## DATASET CONTENT
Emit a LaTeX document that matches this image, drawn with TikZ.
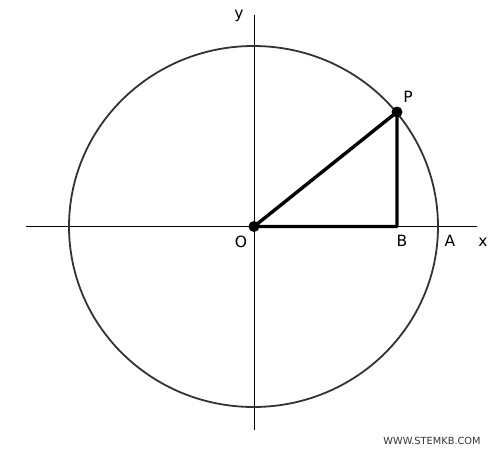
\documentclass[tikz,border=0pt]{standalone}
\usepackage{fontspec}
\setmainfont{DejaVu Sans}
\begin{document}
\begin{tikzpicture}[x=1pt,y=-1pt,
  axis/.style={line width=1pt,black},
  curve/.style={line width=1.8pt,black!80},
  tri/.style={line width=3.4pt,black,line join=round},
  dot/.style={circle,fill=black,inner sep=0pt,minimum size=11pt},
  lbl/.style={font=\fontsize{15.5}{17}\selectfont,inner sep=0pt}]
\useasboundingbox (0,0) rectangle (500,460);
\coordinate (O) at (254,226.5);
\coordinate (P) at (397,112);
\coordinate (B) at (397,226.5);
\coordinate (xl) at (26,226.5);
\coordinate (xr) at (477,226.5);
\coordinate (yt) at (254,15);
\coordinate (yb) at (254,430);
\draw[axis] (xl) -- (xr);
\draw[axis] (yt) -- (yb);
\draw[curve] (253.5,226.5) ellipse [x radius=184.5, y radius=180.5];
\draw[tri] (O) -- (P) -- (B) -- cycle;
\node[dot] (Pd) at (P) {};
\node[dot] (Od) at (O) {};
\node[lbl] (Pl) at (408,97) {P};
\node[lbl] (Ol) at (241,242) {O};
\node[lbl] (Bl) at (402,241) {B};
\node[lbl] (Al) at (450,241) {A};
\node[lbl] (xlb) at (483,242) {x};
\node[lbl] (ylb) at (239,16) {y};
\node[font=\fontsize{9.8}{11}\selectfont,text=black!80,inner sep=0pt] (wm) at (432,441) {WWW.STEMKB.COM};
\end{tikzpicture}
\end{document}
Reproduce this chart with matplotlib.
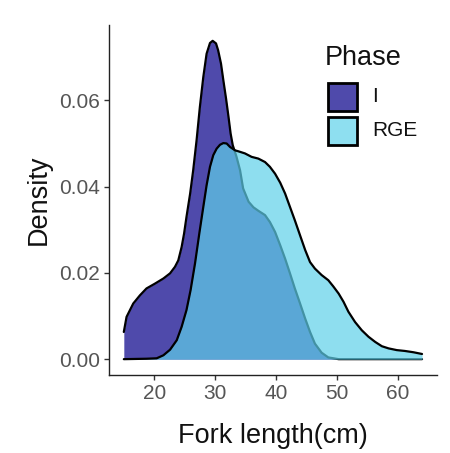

## THE REQUEST
Of all the lines in the listing above, how many contain the word "this"? Answer with the number alone.

## EXERCISE OUTPUT
2